By trading economic stability for symbolic UNRWA reform, this approach applies the Scotwork principle of structured concessions.
4. Recognising the Power of Third-Party Mediation
A core Scotwork strategy is using neutral third parties to facilitate agreement. In this context:
A. The Gulf States as Negotiation Brokers
The Abraham Accords have strengthened Israeli-Gulf relations, creating a unique opportunity for Saudi Arabia, the UAE, and Bahrain to broker a regional refugee agreement.
These countries could finance voluntary resettlement options and offer employment visas for skilled Palestinian workers.
This aligns with Scotwork’s focus on third-party leverage, using external players to offer incentives that the primary negotiators cannot.
5. A Negotiated Future Instead of Endless Conflict
A. The Price of No Agreement
Scotwork teaches that before entering negotiations, parties must understand the cost of failure. In this case, no agreement means:
Palestinians remain stateless for another century, trapped in UNRWA dependency.
Israel faces ongoing international pressure and a growing demographic challenge.
Host countries (Lebanon, Jordan, Syria) continue suffering under the strain of a refugee population with no long-term solution.
By framing the cost of inaction, both parties gain incentive to negotiate a practical, mutually beneficial resolution.
Addendum: The Challenge of Objectivity in a Time of Crisis
The 7th of October attacks by Hamas, the still unresolved hostage crisis, and the war in Gaza have heightened emotions on all sides. The sheer brutality of that day —civilians slaughtered, entire families wiped out, and the largest mass hostage-taking in modern history— has understandably hardened Israeli and international perspectives on any form of Palestinian self-determination. At the same time, the immense suffering in Gaza, the displacement of millions, and the large number of casualties have further entrenched the Palestinian position that their statelessness is untenable.
I am fully aware that emotional response is an all-too-human hindrance to rational negotiation, particularly when trauma is fresh. However, negotiation does not require forgetting, it requires discipline. No conflict has ever been solved by vengeance alone, nor by unilateral demands that ignore reality.

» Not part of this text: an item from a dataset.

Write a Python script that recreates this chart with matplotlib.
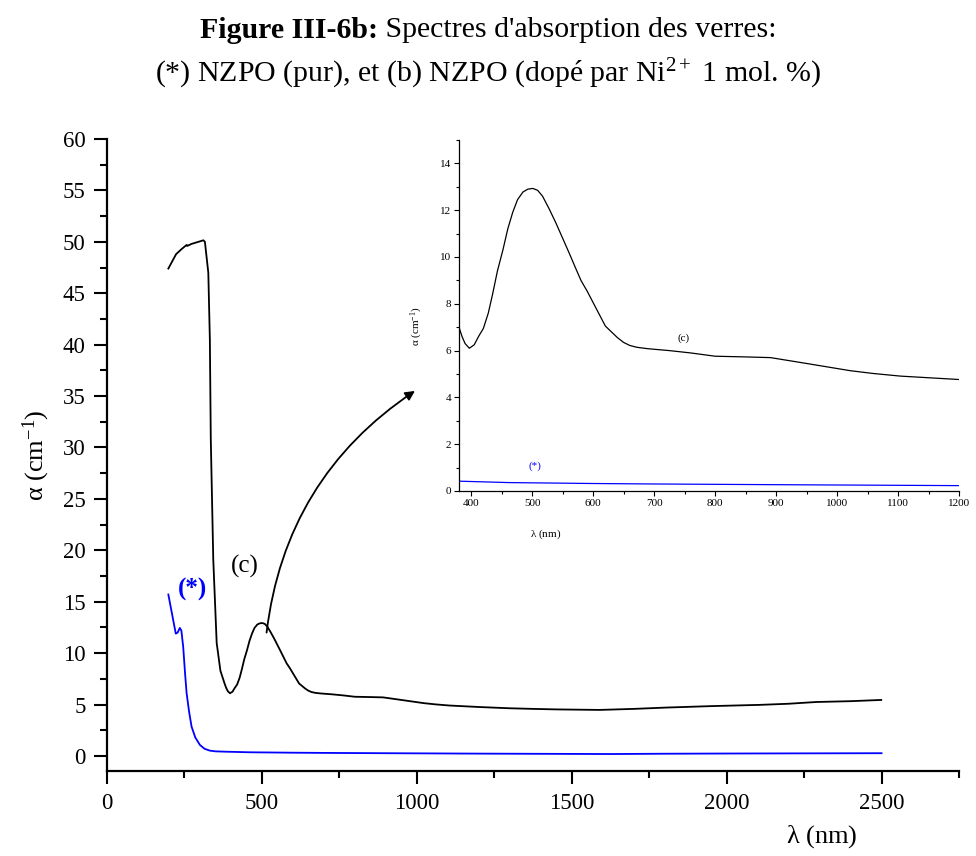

The Danger of Performative Third-Party Recognition
While some international actors, particularly Ireland, Norway, and Spain, have championed the symbolic unilateral recognition of a Palestinian state, such actions are counterproductive in the absence of a real solution. These gestures:
Do nothing to resolve Palestinian statelessness: they are mere proclamations without mechanisms for governance, economy, or security.
Reinforce maximalist positions: encouraging Palestinian leadership to believe they can achieve statehood through diplomatic pressure alone, rather than negotiations.

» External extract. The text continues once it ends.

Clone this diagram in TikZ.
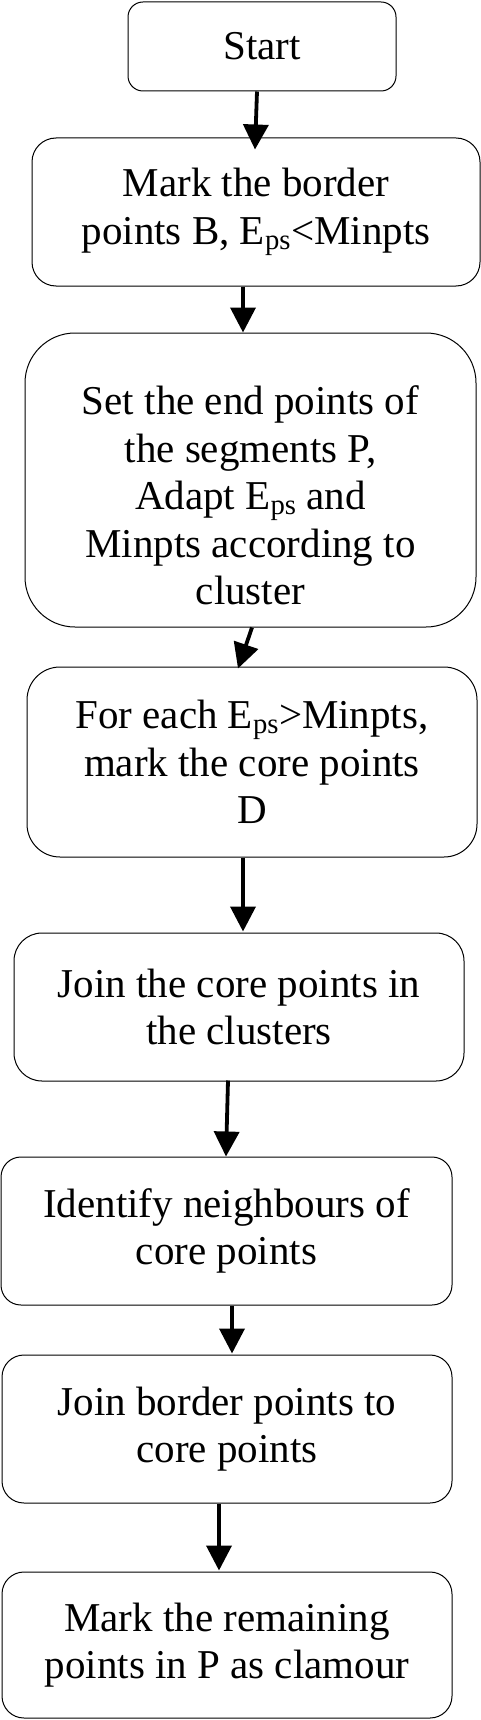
\documentclass[tikz,border=0pt]{standalone}
\usepackage{fontspec}
\setmainfont{Liberation Serif}
\usetikzlibrary{arrows.meta,calc}
\tikzset{
  flowbox/.style={draw=black, line width=1pt, rectangle, align=center,
    inner sep=0pt, font=\fontsize{41}{47.5}\selectfont},
  flowarrow/.style={line width=3.8pt, -{Triangle[length=25pt,width=25pt]}}
}
\newcommand{\Eps}{E\textsubscript{ps}}
\begin{document}
\begin{tikzpicture}[x=1pt,y=-1pt]
\useasboundingbox (0,0) rectangle (481,1720);
\node[flowbox, rounded corners=15pt, minimum width=268pt, minimum height=89pt] (b1) at (262,46.5) {Start};
\node[flowbox, rounded corners=24pt, minimum width=448pt, minimum height=148pt] (b2) at (256,212) {Mark the border\\points B, \Eps{}<Minpts};
\node[flowbox, rounded corners=50pt, minimum width=451pt, minimum height=294pt] (b3) at (250.5,480) {\rule{0pt}{60pt}Set the end points of\\the segments P,\\Adapt \Eps{} and\\Minpts according to\\cluster};
\node[flowbox, rounded corners=33pt, minimum width=450pt, minimum height=190pt] (b4) at (252,762) {For each \Eps{}>Minpts,\\mark the core points\\D};
\node[flowbox, rounded corners=28pt, minimum width=450pt, minimum height=148pt] (b5) at (239,1007) {Join the core points in\\the clusters};
\node[flowbox, rounded corners=20pt, minimum width=451pt, minimum height=148pt] (b6) at (226.5,1231) {Identify neighbours of\\core points};
\node[flowbox, rounded corners=22pt, minimum width=450pt, minimum height=148pt] (b7) at (227,1429) {Join border points to\\core points};
\node[flowbox, rounded corners=22pt, minimum width=450pt, minimum height=146pt] (b8) at (227,1645) {Mark the remaining\\points in P as clamour};
\draw[flowarrow] ($(b1.south)+(-5,0)$) -- ($(b2.north)+(-1,12)$);
\draw[flowarrow] ($(b2.south)+(-13,0)$) -- ($(b3.north)+(-7.5,0)$);
\draw[flowarrow] ($(b3.south)+(1.5,0)$) -- ($(b4.north)+(-14,2)$);
\draw[flowarrow] ($(b4.south)+(-9,0)$) -- ($(b5.north)+(4,-1)$);
\draw[flowarrow] ($(b5.south)+(-11,-1)$) -- ($(b6.north)+(-0.5,0)$);
\draw[flowarrow] ($(b6.south)+(5.5,0)$) -- ($(b7.north)+(5,-1)$);
\draw[flowarrow] ($(b7.south)+(-8,0)$) -- ($(b8.north)+(-8,-1)$);
\end{tikzpicture}
\end{document}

Undermine the potential for a real agreement: by rewarding a leadership that still refuses to formally recognise Israel’s right to exist within secure borders.
A negotiated Palestinian state, i.e. one that emerges from tradeable concessions and verifiable security guarantees, is the only sustainable path forward. Simply declaring a state while the Palestinian leadership remains divided (between the PA in the West Bank and Hamas in Gaza) is meaningless theatre, not diplomacy.
Objectivity is Primordial
Now, more than ever, objectivity must be the foundation of any proposed resolution. Emotional reactions, historical grievances, and symbolic gestures cannot replace pragmatic negotiation principles. Recognising these realities is not about moral equivalence, nor is it about appeasement. It is about acknowledging that without pragmatic negotiation, the conflict will continue indefinitely, to the detriment of all involved.
Objectivity is difficult in times of war. But it is also the only path forward.
"Nos debatimos en una historia que nos encierra, en una historia cuyo fin no vislumbramos."
("We struggle within a history that traps us, within a history whose end we cannot foresee.")
Jorge Luis Borges, Otras inquisiciones (1952)
I would add that often the key to negotiating is thinking outside the box.
For the Middle East, the greatest example of thinking outside the box is the Abraham Accords brokered by President Trump. They bypassed the Palestinians entirely and made peace between Israel and UAE, Morocco and Bahrain, a scenario thought impossible by such luminaries as John Kerry and other State Department experts.
Perhaps what really matters now is peace between Israel and Saudi Arabia. Recall that Bahrain stated it would never make peace with Israel until there was a Palestinian state... 3 days before they joined the Abraham Accords.
If peace with Saudi Arabia becomes real, and I don't put that beyond Trump's capabilities, then the peace with the Palestinians becomes, frankly, irrelevant. They will remain ruled locally by a collection of warlords, with Israeli security intervention when required.
The Harvard Negotiation Project had a similar framework that resulted in a useful booklet "Getting to Yes".
But attempting to penetrate inside someone's mind to ascertain their "needs" is impossible in such a complex case. I could argue that Palestinian "needs" include the destruction of the State of Israel, because any leader that tries to reach peace with Israel risks assassination, like King Abdullah of Jordan and Anwar Sadat of Egypt.
This more than anything explains why Arafat could not accept the deal offered at Camp David in 2000. It is the reason Mahmoud Abbas can travel easily to Europe or Turkey but would never risk visiting nearby Jenin or Tulkarm. UAE solved this cleverly: the head of their military special forces is a retired Australian general.
If this is the case, then no negotiated agreement is possible.
The monolithic position of Palestinians is documented by their own polling institutes: over 75% of them approve of the Oct 7 atrocities. That points to Israel's needs about the type of leadership that would emerge in a Palestinian state next door and the capabilities it would have from being a state.